_Goal_. Repeat, exactly and in full, the lines of the listing below, but without any pictures.

= = = = =

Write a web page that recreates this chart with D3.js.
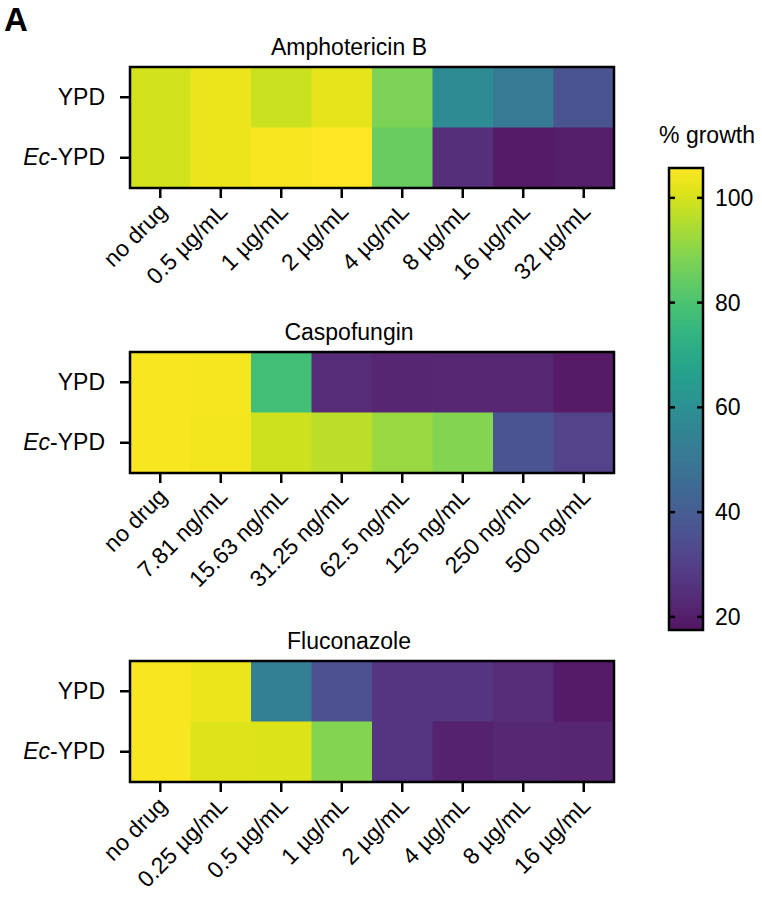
<!DOCTYPE html>
<html>
<head>
<meta charset="utf-8">
<script src="https://cdn.jsdelivr.net/npm/d3@7"></script>
<style>
  body { margin: 0; background: #fff; }
  svg { display: block; font-family: "Liberation Sans", Arial, sans-serif; }
</style>
</head>
<body>
<div class="wrapper"></div>
<script>
const width = 762;
const height = 899;

const rows = ["YPD", "Ec-YPD"];

const amphoDoses = ["no drug", "0.5 µg/mL", "1 µg/mL", "2 µg/mL", "4 µg/mL", "8 µg/mL", "16 µg/mL", "32 µg/mL"];
const amphoYPD = [99.5, 103, 98.5, 102, 88, 58, 51, 37];
const amphoEc = [99.5, 103, 105, 105.5, 85, 25, 19.5, 20];

const caspoDoses = ["no drug", "7.81 ng/mL", "15.63 ng/mL", "31.25 ng/mL", "62.5 ng/mL", "125 ng/mL", "250 ng/mL", "500 ng/mL"];
const caspoYPD = [105, 104.5, 78, 24, 22, 23, 22.5, 19];
const caspoEc = [105, 104, 99, 96.5, 92, 89, 37, 31];

const flucoDoses = ["no drug", "0.25 µg/mL", "0.5 µg/mL", "1 µg/mL", "2 µg/mL", "4 µg/mL", "8 µg/mL", "16 µg/mL"];
const flucoYPD = [105, 103, 53, 35.5, 27, 27, 24, 19.5];
const flucoEc = [105, 101.5, 101, 89, 27, 21, 23, 22];

const colorTicks = [20, 40, 60, 80, 100];
const colorDomain = [17.5, 105.7];

const panels = [
  { title: "Amphotericin B", doses: amphoDoses, values: [amphoYPD, amphoEc], top: 67 },
  { title: "Caspofungin", doses: caspoDoses, values: [caspoYPD, caspoEc], top: 352 },
  { title: "Fluconazole", doses: flucoDoses, values: [flucoYPD, flucoEc], top: 661 }
];

const left = 130;
const right = 614;
const rowH = 60.5;
const fontSize = 23;

// viridis, dark end lifted a little to look like the printed figure
const viridisLift = (t) => d3.interpolateRgb(d3.interpolateViridis(t), "#fff")(0.08 * (1 - t));
const color = d3.scaleSequential(viridisLift).domain(colorDomain);

const svg = d3
  .select(".wrapper")
  .append("svg")
  .attr("width", width)
  .attr("height", height)
  .attr("viewBox", [0, 0, width, height]);

svg.append("text")
  .attr("x", 4)
  .attr("y", 31)
  .attr("font-size", 33)
  .attr("font-weight", "bold")
  .text("A");

panels.forEach((p) => {
  const g = svg.append("g").attr("transform", `translate(0,${p.top})`);

  const x = d3.scaleBand().domain(p.doses).range([left, right]);
  const y = d3.scaleBand().domain(rows).range([0, rowH * 2]);

  const cells = [];
  p.values.forEach((vals, r) => {
    vals.forEach((v, c) => cells.push({ row: rows[r], dose: p.doses[c], v }));
  });

  g.selectAll("rect.cell")
    .data(cells)
    .join("rect")
    .attr("class", "cell")
    .attr("x", (d) => x(d.dose))
    .attr("y", (d) => y(d.row))
    .attr("width", x.bandwidth() + 0.5)
    .attr("height", y.bandwidth() + 0.5)
    .attr("fill", (d) => color(d.v));

  g.append("rect")
    .attr("x", left)
    .attr("y", 0)
    .attr("width", right - left)
    .attr("height", rowH * 2)
    .attr("fill", "none")
    .attr("stroke", "#000")
    .attr("stroke-width", 2.5);

  g.append("text")
    .attr("x", 349)
    .attr("y", -12)
    .attr("text-anchor", "middle")
    .attr("font-size", fontSize)
    .text(p.title);

  // x axis
  const xAxis = g.append("g")
    .attr("transform", `translate(0,${rowH * 2})`)
    .call(d3.axisBottom(x).tickSize(10).tickSizeOuter(0));
  xAxis.select(".domain").remove();
  xAxis.selectAll(".tick line").attr("stroke", "#000").attr("stroke-width", 2.5);
  xAxis.selectAll(".tick text")
    .attr("font-size", fontSize)
    .attr("font-family", "Liberation Sans, Arial, sans-serif")
    .attr("fill", "#000")
    .attr("text-anchor", "end")
    .attr("dy", null)
    .attr("y", 0)
    .attr("transform", "translate(8,25) rotate(-45)");

  // y axis
  const yAxis = g.append("g")
    .attr("transform", `translate(${left},0)`)
    .call(d3.axisLeft(y).tickSize(10).tickSizeOuter(0));
  yAxis.select(".domain").remove();
  yAxis.selectAll(".tick line").attr("stroke", "#000").attr("stroke-width", 2.5);
  yAxis.selectAll(".tick text")
    .attr("font-size", fontSize)
    .attr("font-family", "Liberation Sans, Arial, sans-serif")
    .attr("fill", "#000")
    .attr("x", -25)
    .text(null)
    .each(function (d) {
      const t = d3.select(this);
      if (d.startsWith("Ec-")) {
        t.append("tspan").attr("font-style", "italic").text("Ec");
        t.append("tspan").text("-YPD");
      } else {
        t.append("tspan").text(d);
      }
    });
});

// colour bar
const cbX = 669;
const cbW = 34;
const cbTop = 168;
const cbBottom = 630;
const cy = d3.scaleLinear().domain(colorDomain).range([cbBottom, cbTop]);

const defs = svg.append("defs");
const grad = defs.append("linearGradient")
  .attr("id", "cbar")
  .attr("x1", 0).attr("x2", 0)
  .attr("y1", 1).attr("y2", 0);
d3.range(0, 1.001, 0.05).forEach((t) => {
  grad.append("stop")
    .attr("offset", t)
    .attr("stop-color", viridisLift(t));
});

svg.append("rect")
  .attr("x", cbX)
  .attr("y", cbTop)
  .attr("width", cbW)
  .attr("height", cbBottom - cbTop)
  .attr("fill", "url(#cbar)")
  .attr("stroke", "#000")
  .attr("stroke-width", 2.5);

svg.append("text")
  .attr("x", 707)
  .attr("y", 143)
  .attr("text-anchor", "middle")
  .attr("font-size", fontSize)
  .text("% growth");

const cTicks = svg.append("g").selectAll("g")
  .data(colorTicks)
  .join("g")
  .attr("transform", (d) => `translate(0,${cy(d)})`);

cTicks.append("line")
  .attr("x1", cbX).attr("x2", cbX + 6)
  .attr("stroke", "#000").attr("stroke-width", 2.5);
cTicks.append("line")
  .attr("x1", cbX + cbW - 6).attr("x2", cbX + cbW)
  .attr("stroke", "#000").attr("stroke-width", 2.5);
cTicks.append("text")
  .attr("x", 715)
  .attr("dy", "0.35em")
  .attr("font-size", fontSize)
  .text((d) => d);
</script>
</body>
</html>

= = = = =

_Response to the task_.
Write a web page that recreates this chart with D3.js.
<!DOCTYPE html>
<html>
<head>
<meta charset="utf-8">
<script src="https://cdn.jsdelivr.net/npm/d3@7"></script>
<style>
  body { margin: 0; background: #fff; }
  svg { display: block; font-family: "Liberation Sans", Arial, sans-serif; }
</style>
</head>
<body>
<div class="wrapper"></div>
<script>
const width = 762;
const height = 899;

const rows = ["YPD", "Ec-YPD"];

const amphoDoses = ["no drug", "0.5 µg/mL", "1 µg/mL", "2 µg/mL", "4 µg/mL", "8 µg/mL", "16 µg/mL", "32 µg/mL"];
const amphoYPD = [99.5, 103, 98.5, 102, 88, 58, 51, 37];
const amphoEc = [99.5, 103, 105, 105.5, 85, 25, 19.5, 20];

const caspoDoses = ["no drug", "7.81 ng/mL", "15.63 ng/mL", "31.25 ng/mL", "62.5 ng/mL", "125 ng/mL", "250 ng/mL", "500 ng/mL"];
const caspoYPD = [105, 104.5, 78, 24, 22, 23, 22.5, 19];
const caspoEc = [105, 104, 99, 96.5, 92, 89, 37, 31];

const flucoDoses = ["no drug", "0.25 µg/mL", "0.5 µg/mL", "1 µg/mL", "2 µg/mL", "4 µg/mL", "8 µg/mL", "16 µg/mL"];
const flucoYPD = [105, 103, 53, 35.5, 27, 27, 24, 19.5];
const flucoEc = [105, 101.5, 101, 89, 27, 21, 23, 22];

const colorTicks = [20, 40, 60, 80, 100];
const colorDomain = [17.5, 105.7];

const panels = [
  { title: "Amphotericin B", doses: amphoDoses, values: [amphoYPD, amphoEc], top: 67 },
  { title: "Caspofungin", doses: caspoDoses, values: [caspoYPD, caspoEc], top: 352 },
  { title: "Fluconazole", doses: flucoDoses, values: [flucoYPD, flucoEc], top: 661 }
];

const left = 130;
const right = 614;
const rowH = 60.5;
const fontSize = 23;

// viridis, dark end lifted a little to look like the printed figure
const viridisLift = (t) => d3.interpolateRgb(d3.interpolateViridis(t), "#fff")(0.08 * (1 - t));
const color = d3.scaleSequential(viridisLift).domain(colorDomain);

const svg = d3
  .select(".wrapper")
  .append("svg")
  .attr("width", width)
  .attr("height", height)
  .attr("viewBox", [0, 0, width, height]);

svg.append("text")
  .attr("x", 4)
  .attr("y", 31)
  .attr("font-size", 33)
  .attr("font-weight", "bold")
  .text("A");

panels.forEach((p) => {
  const g = svg.append("g").attr("transform", `translate(0,${p.top})`);

  const x = d3.scaleBand().domain(p.doses).range([left, right]);
  const y = d3.scaleBand().domain(rows).range([0, rowH * 2]);

  const cells = [];
  p.values.forEach((vals, r) => {
    vals.forEach((v, c) => cells.push({ row: rows[r], dose: p.doses[c], v }));
  });

  g.selectAll("rect.cell")
    .data(cells)
    .join("rect")
    .attr("class", "cell")
    .attr("x", (d) => x(d.dose))
    .attr("y", (d) => y(d.row))
    .attr("width", x.bandwidth() + 0.5)
    .attr("height", y.bandwidth() + 0.5)
    .attr("fill", (d) => color(d.v));

  g.append("rect")
    .attr("x", left)
    .attr("y", 0)
    .attr("width", right - left)
    .attr("height", rowH * 2)
    .attr("fill", "none")
    .attr("stroke", "#000")
    .attr("stroke-width", 2.5);

  g.append("text")
    .attr("x", 349)
    .attr("y", -12)
    .attr("text-anchor", "middle")
    .attr("font-size", fontSize)
    .text(p.title);

  // x axis
  const xAxis = g.append("g")
    .attr("transform", `translate(0,${rowH * 2})`)
    .call(d3.axisBottom(x).tickSize(10).tickSizeOuter(0));
  xAxis.select(".domain").remove();
  xAxis.selectAll(".tick line").attr("stroke", "#000").attr("stroke-width", 2.5);
  xAxis.selectAll(".tick text")
    .attr("font-size", fontSize)
    .attr("font-family", "Liberation Sans, Arial, sans-serif")
    .attr("fill", "#000")
    .attr("text-anchor", "end")
    .attr("dy", null)
    .attr("y", 0)
    .attr("transform", "translate(8,25) rotate(-45)");

  // y axis
  const yAxis = g.append("g")
    .attr("transform", `translate(${left},0)`)
    .call(d3.axisLeft(y).tickSize(10).tickSizeOuter(0));
  yAxis.select(".domain").remove();
  yAxis.selectAll(".tick line").attr("stroke", "#000").attr("stroke-width", 2.5);
  yAxis.selectAll(".tick text")
    .attr("font-size", fontSize)
    .attr("font-family", "Liberation Sans, Arial, sans-serif")
    .attr("fill", "#000")
    .attr("x", -25)
    .text(null)
    .each(function (d) {
      const t = d3.select(this);
      if (d.startsWith("Ec-")) {
        t.append("tspan").attr("font-style", "italic").text("Ec");
        t.append("tspan").text("-YPD");
      } else {
        t.append("tspan").text(d);
      }
    });
});

// colour bar
const cbX = 669;
const cbW = 34;
const cbTop = 168;
const cbBottom = 630;
const cy = d3.scaleLinear().domain(colorDomain).range([cbBottom, cbTop]);

const defs = svg.append("defs");
const grad = defs.append("linearGradient")
  .attr("id", "cbar")
  .attr("x1", 0).attr("x2", 0)
  .attr("y1", 1).attr("y2", 0);
d3.range(0, 1.001, 0.05).forEach((t) => {
  grad.append("stop")
    .attr("offset", t)
    .attr("stop-color", viridisLift(t));
});

svg.append("rect")
  .attr("x", cbX)
  .attr("y", cbTop)
  .attr("width", cbW)
  .attr("height", cbBottom - cbTop)
  .attr("fill", "url(#cbar)")
  .attr("stroke", "#000")
  .attr("stroke-width", 2.5);

svg.append("text")
  .attr("x", 707)
  .attr("y", 143)
  .attr("text-anchor", "middle")
  .attr("font-size", fontSize)
  .text("% growth");

const cTicks = svg.append("g").selectAll("g")
  .data(colorTicks)
  .join("g")
  .attr("transform", (d) => `translate(0,${cy(d)})`);

cTicks.append("line")
  .attr("x1", cbX).attr("x2", cbX + 6)
  .attr("stroke", "#000").attr("stroke-width", 2.5);
cTicks.append("line")
  .attr("x1", cbX + cbW - 6).attr("x2", cbX + cbW)
  .attr("stroke", "#000").attr("stroke-width", 2.5);
cTicks.append("text")
  .attr("x", 715)
  .attr("dy", "0.35em")
  .attr("font-size", fontSize)
  .text((d) => d);
</script>
</body>
</html>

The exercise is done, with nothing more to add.